Итак, насколько мы можем судить, в конце VIII в. Харун, великий восточный правитель, был также самым могущественным и самым богатым человеком в мире. Слава о нем достигла всех концов земли. Он жил во дворце, возвышавшемся над Тигром, в окружении сотен женщин, принцев, чиновников и прислужников и невероятной роскоши. Все это общество действовало, интриговало и развлекалось в атмосфере изысканности и жестокости, достаточно точное представление о которой мы черпаем из документов и сказок того времени. Автор одного двустишия получал тысячи дирхемов, а иногда даже и динаров. Прекрасная певица, купленная на невольничьем рынке, входила в гарем повелителя правоверных или какого-нибудь принца, и ее самые безрассудные мечты тотчас же сбывались. Самая утонченная, но и самая грубая любовь царствовала среди редкостных и прекрасных сокровищ. Но добрый Харун совершал свои ночные прогулки по Багдаду в сопровождении палача Масрура, «меченосец его мщения», и именно добрый Харун приказал одному из своих сыновей обезглавить пленника, чтобы посмотреть, хорошо ли он овладел кривой турецкой саблей…
Миллионы и миллионы дирхемов
В обычные дни посетителей допускали во дворец в белой одежде, но во время торжественных приемов все должны были приходить в черном, который оставался цветом Аббасидов. Наряд включал в себя ряд обязательных элементов: кабаа, своего рода куртка с рукавами, доходившая до икр, калансува, высокая тюбетейка из шелка или меха, сабля и пояс.
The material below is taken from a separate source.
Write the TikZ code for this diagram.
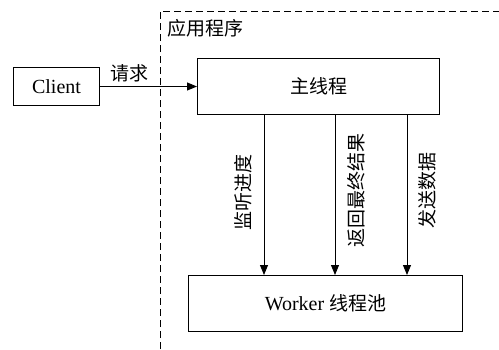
\documentclass[tikz,border=0pt]{standalone}
\usepackage{fontspec}
\setmainfont{Liberation Serif}
\newfontfamily\cjk{Noto Sans CJK SC}[Scale=0.95]
\usetikzlibrary{arrows.meta}
\begin{document}
\begin{tikzpicture}[x=1pt,y=-1pt,
  box/.style={draw, line width=1pt, inner sep=0pt, anchor=north west},
  lbl/.style={font=\fontsize{20}{23}\selectfont, inner sep=0pt},
  conn/.style={line width=1pt, -{Triangle[length=10pt,width=8pt]}}]
\useasboundingbox (0,0) rectangle (499,349);
\draw[line width=1pt, dash pattern=on 7pt off 4pt] (160,349) -- (160,11) -- (499,11);
\node[lbl, anchor=west] (app) at (167,28) {\cjk 应用程序};
\node[box, minimum width=86pt, minimum height=38pt] (client) at (13,67) {};
\node[lbl] at (client.center) {Client};
\node[box, minimum width=242pt, minimum height=56pt] (main) at (197,58) {};
\node[lbl] at (main.center) {\cjk 主线程};
\node[box, minimum width=274pt, minimum height=56pt] (worker) at (188,275) {};
\node[lbl] at (worker.center) {Worker \cjk 线程池};
\draw[conn] (client.east) -- (main.west) node[lbl, pos=0.3, above=4pt] {\cjk 请求};
\draw[conn] (main.south -| 264,0) -- (worker.north -| 264,0);
\draw[conn] (main.south -| 335,0) -- (worker.north -| 335,0);
\draw[conn] (main.south -| 407,0) -- (worker.north -| 407,0);
\node[lbl, rotate=90] (l1) at (243,192) {\cjk 监听进度};
\node[lbl, rotate=90] (l2) at (356,190) {\cjk 返回最终结果};
\node[lbl, rotate=90] (l3) at (427,190) {\cjk 发送数据};
\end{tikzpicture}
\end{document}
Во время подобных церемоний на Харуне была дураа, просторное шелковое или льняное одеяние с рукавами, застегивающееся спереди и щедро затканное золотом, и калансува с тюрбаном. На плечах его красовался плащ Пророка (бурда), а руках были жезл и сабля. Аудиенции имели место по случаю вручения наград, возложения новых обязанностей, победоносного возвращения военачальника. Самые торжественные и роскошные приемы устраивались для встречи посла, которого халиф стремился особенно поразить, чтобы он рассказал своему господину о могуществе повелителя правоверных.
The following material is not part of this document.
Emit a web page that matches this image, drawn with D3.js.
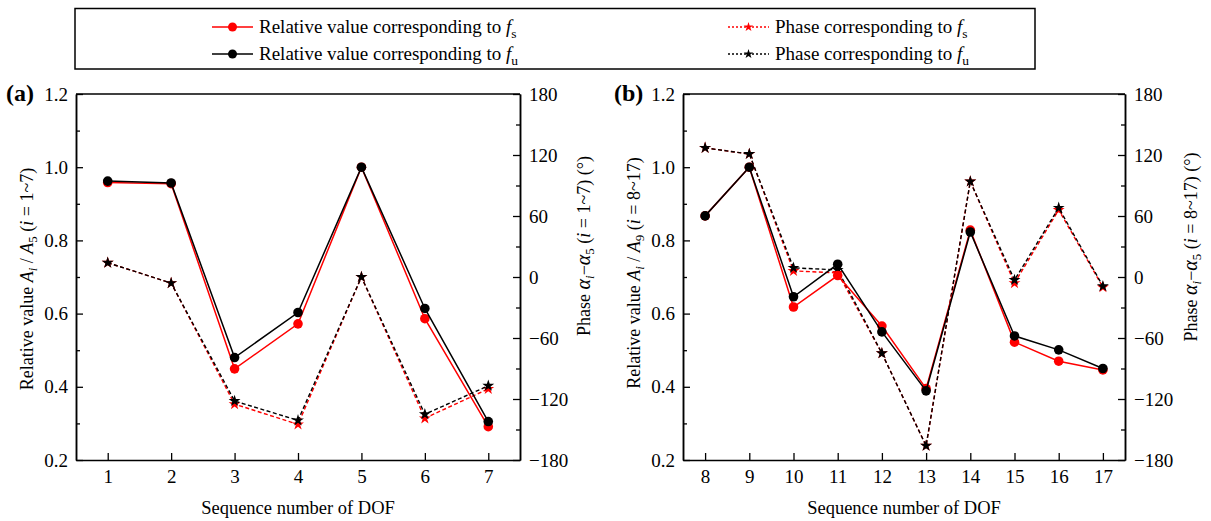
<!DOCTYPE html>
<html><head><meta charset="utf-8">
<script src="https://cdn.jsdelivr.net/npm/d3@7"></script>
<style>body{margin:0;background:#fff} svg, svg text{font-family:"Liberation Serif","Times New Roman",Times,"DejaVu Serif",serif !important}</style>
</head><body><svg id="c" width="1211" height="521"></svg>
<script>
// ---- data ----
const dofA = [1,2,3,4,5,6,7];
const relFsA = [0.958,0.955,0.449,0.572,1.0,0.586,0.291];
const relFuA = [0.962,0.957,0.480,0.603,1.0,0.614,0.305];
const phFsA = [14,-6,-125,-145,0,-139,-110];
const phFuA = [14,-6,-122,-141,0,-135,-107];

const dofB = [8,9,10,11,12,13,14,15,16,17];
const relFsB = [0.867,1.0,0.618,0.704,0.566,0.395,0.828,0.522,0.470,0.446];
const relFuB = [0.867,1.0,0.646,0.735,0.550,0.389,0.823,0.539,0.501,0.450];
const phFsB = [127,121,6,4,-75,-166,94,-6,66,-10];
const phFuB = [127,121,9,7,-75,-166,94,-3,68,-9];

const relTicks = [0.2,0.4,0.6,0.8,1.0,1.2];
const relMinor = [0.3,0.5,0.7,0.9,1.1];
const phTicks = [-180,-120,-60,0,60,120,180];
const phMinor = [-150,-90,-30,30,90,150];

const legendItems = [
  {label:"Relative value corresponding to ", sub:"s", color:"#ff0000", kind:"rel"},
  {label:"Relative value corresponding to ", sub:"u", color:"#000000", kind:"rel"},
  {label:"Phase corresponding to ", sub:"s", color:"#ff0000", kind:"ph"},
  {label:"Phase corresponding to ", sub:"u", color:"#000000", kind:"ph"}
];

const svg = d3.select("#c");
const RED = "#ff0000", BLK = "#000000";
const star = d3.symbol().type(d3.symbolStar).size(44);
const starSmall = d3.symbol().type(d3.symbolStar).size(28);

function panel(cfg){
  const g = svg.append("g");
  const x = d3.scaleLinear().domain(cfg.xdom).range([cfg.left, cfg.right]);
  const yL = d3.scaleLinear().domain([0.2,1.2]).range([cfg.bottom, cfg.top]);
  const yR = d3.scaleLinear().domain([-180,180]).range([cfg.bottom, cfg.top]);

  g.append("line").attr("x1",cfg.left).attr("x2",cfg.right).attr("y1",cfg.top).attr("y2",cfg.top)
    .attr("stroke","#000").attr("stroke-width",1.5);

  const ax = (sel)=>{sel.attr("font-family",null);
    sel.selectAll("path.domain").attr("stroke-width",1.5);
    sel.selectAll(".tick line").attr("stroke-width",1.3);
    sel.selectAll("text").attr("font-size",19).attr("fill","#000");};
  g.append("g").attr("transform",`translate(${cfg.left},0)`)
    .call(d3.axisLeft(yL).tickValues(relMinor).tickSizeInner(-4).tickSizeOuter(0).tickFormat(""))
    .call(ax);
  g.append("g").attr("transform",`translate(${cfg.left},0)`)
    .call(d3.axisLeft(yL).tickValues(relTicks).tickSizeInner(-7).tickSizeOuter(0).tickPadding(8).tickFormat(d3.format(".1f")))
    .call(ax);
  g.append("g").attr("transform",`translate(${cfg.right},0)`)
    .call(d3.axisRight(yR).tickValues(phMinor).tickSizeInner(-4).tickSizeOuter(0).tickFormat(""))
    .call(ax);
  g.append("g").attr("transform",`translate(${cfg.right},0)`)
    .call(d3.axisRight(yR).tickValues(phTicks).tickSizeInner(-7).tickSizeOuter(0).tickPadding(9))
    .call(ax);
  g.append("g").attr("transform",`translate(0,${cfg.bottom})`)
    .call(d3.axisBottom(x).tickValues(cfg.dof).tickSizeInner(-7).tickSizeOuter(0).tickPadding(10).tickFormat(d3.format("d")))
    .call(ax);

  const lineP = d3.line().x((d,i)=>x(cfg.dof[i])).y(d=>yR(d));
  const lineR = d3.line().x((d,i)=>x(cfg.dof[i])).y(d=>yL(d));
  [[cfg.phFs,RED],[cfg.phFu,BLK]].forEach(([arr,c])=>{
    g.append("path").attr("d",lineP(arr)).attr("fill","none").attr("stroke",c)
      .attr("stroke-width",1.4).attr("stroke-dasharray","4,2.5");
    g.selectAll(null).data(arr).enter().append("path").attr("d",star)
      .attr("transform",(d,i)=>`translate(${x(cfg.dof[i])},${yR(d)})`).attr("fill",c);
  });
  [[cfg.relFs,RED],[cfg.relFu,BLK]].forEach(([arr,c])=>{
    g.append("path").attr("d",lineR(arr)).attr("fill","none").attr("stroke",c).attr("stroke-width",1.5);
    g.selectAll(null).data(arr).enter().append("circle")
      .attr("cx",(d,i)=>x(cfg.dof[i])).attr("cy",d=>yL(d)).attr("r",4.8).attr("fill",c);
  });

  g.append("text").attr("x",cfg.labX).attr("y",101).attr("font-size",24).attr("font-weight","bold").text(cfg.lab);

  g.append("text").attr("x",(cfg.left+cfg.right)/2).attr("y",514).attr("text-anchor","middle")
    .attr("font-size",18.5).text("Sequence number of DOF");

  const tl = g.append("text").attr("transform",`translate(${cfg.ltX},${cfg.ltY}) rotate(-90)`)
    .attr("text-anchor","middle").attr("font-size",18);
  tl.append("tspan").text("Relative value ");
  tl.append("tspan").attr("font-style","italic").text("A");
  tl.append("tspan").attr("font-style","italic").attr("font-size",13).attr("dy",4).text("i");
  tl.append("tspan").attr("dy",-4).text(" / ");
  tl.append("tspan").attr("font-style","italic").text("A");
  tl.append("tspan").attr("font-size",13).attr("dy",4).text(cfg.ref);
  tl.append("tspan").attr("dy",-4).text(" (");
  tl.append("tspan").attr("font-style","italic").text("i");
  tl.append("tspan").text(" = "+cfg.range+")");

  const tr = g.append("text").attr("transform",`translate(${cfg.rtX},${cfg.rtY}) rotate(-90)`)
    .attr("text-anchor","middle").attr("font-size",18);
  tr.append("tspan").text("Phase ");
  tr.append("tspan").attr("font-style","italic").attr("font-size",20).text("α");
  tr.append("tspan").attr("font-style","italic").attr("font-size",13).attr("dy",4).text("i");
  tr.append("tspan").attr("dy",-4).text("−");
  tr.append("tspan").attr("font-style","italic").attr("font-size",20).text("α");
  tr.append("tspan").attr("font-size",13).attr("dy",4).text("5");
  tr.append("tspan").attr("dy",-4).text(" (");
  tr.append("tspan").attr("font-style","italic").text("i");
  tr.append("tspan").text(" = "+cfg.range+") (°)");
}

panel({left:76,right:520,top:94,bottom:460,xdom:[0.5,7.5],dof:dofA,
  relFs:relFsA,relFu:relFuA,phFs:phFsA,phFu:phFuA,lab:"(a)",labX:6,
  ltX:33,ltY:279,rtX:590,rtY:246,ref:"5",range:"1~7"});
panel({left:683,right:1125,top:94,bottom:460,xdom:[7.5,17.5],dof:dofB,
  relFs:relFsB,relFu:relFuB,phFs:phFsB,phFu:phFuB,lab:"(b)",labX:614,
  ltX:640,ltY:273,rtX:1197,rtY:247,ref:"9",range:"8~17"});

const lg = svg.append("g");
lg.append("rect").attr("x",75).attr("y",8.5).attr("width",960).attr("height",60.5)
  .attr("fill","none").attr("stroke","#000").attr("stroke-width",1.5);
const pos = [{x:212,y:27},{x:212,y:54},{x:728,y:27},{x:728,y:54}];
legendItems.forEach((it,i)=>{
  const p = pos[i];
  const gi = lg.append("g");
  gi.append("line").attr("x1",p.x).attr("x2",p.x+41).attr("y1",p.y).attr("y2",p.y)
    .attr("stroke",it.color).attr("stroke-width",1.5)
    .attr("stroke-dasharray",it.kind==="ph"?"2,2":null);
  if(it.kind==="rel") gi.append("circle").attr("cx",p.x+20.5).attr("cy",p.y).attr("r",4.5).attr("fill",it.color);
  else gi.append("path").attr("d",starSmall).attr("transform",`translate(${p.x+20.5},${p.y})`).attr("fill",it.color);
  const t = gi.append("text").attr("x",p.x+47).attr("y",p.y+6).attr("font-size",19);
  t.append("tspan").text(it.label);
  t.append("tspan").attr("font-style","italic").text("f");
  t.append("tspan").attr("font-size",13.5).attr("dy",5).text(it.sub);
});
</script></body></html>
По своему великолепию ни одно из празднеств, которые когда-либо проходили в багдадском дворце, не превзошло церемоний, сопровождавших женитьбу халифа Мамуна, сына Харуна, на Буран, дочери визиря Хасана ибн Сахла. Разговоры об этом событии не утихли на Востоке даже спустя несколько веков. Хасану, отцу невесты, свадьба обошлась в фантастическую сумму в 50 миллионов дирхемов; Зубайда по этому случаю истратила 35, а еще одна принцесса – 25 миллионов дирхемов. Летописцы той эпохи рассказывают, что Хасан приказал одарить приглашенных сосудами с мускусом размером с дыню. В каждый их них был вложен лист бумаги с названием земельного участка, именем раба или рабыни, и пр. Чтобы завладеть этими подарками, часть которых стоила целое состояние, приглашенным было достаточно предъявить этот листок специальному чиновнику. Под ноги жениху летели бесчисленные жемчужины, и гостям оставалось лишь наклониться, чтобы их собрать. Наконец, бабушка невесты высыпала на нее целую тарелку отборного жемчуга, которую Мамун приказал тут же снова наполнить жемчужинами, чтобы подарить их своей молодой жене. По случаю этой свадьбы Зубайда подарила Буран знаменитую кофту, принадлежавшую Абде, жене омейядского халифа Хишама. Пуговицы на ней были сделаны из бриллиантов и рубинов. Празднование продолжалось двадцать семь дней, при этом не прекращалась раздача народу золотых и серебряных монет, сосудов с мускусом и амброй.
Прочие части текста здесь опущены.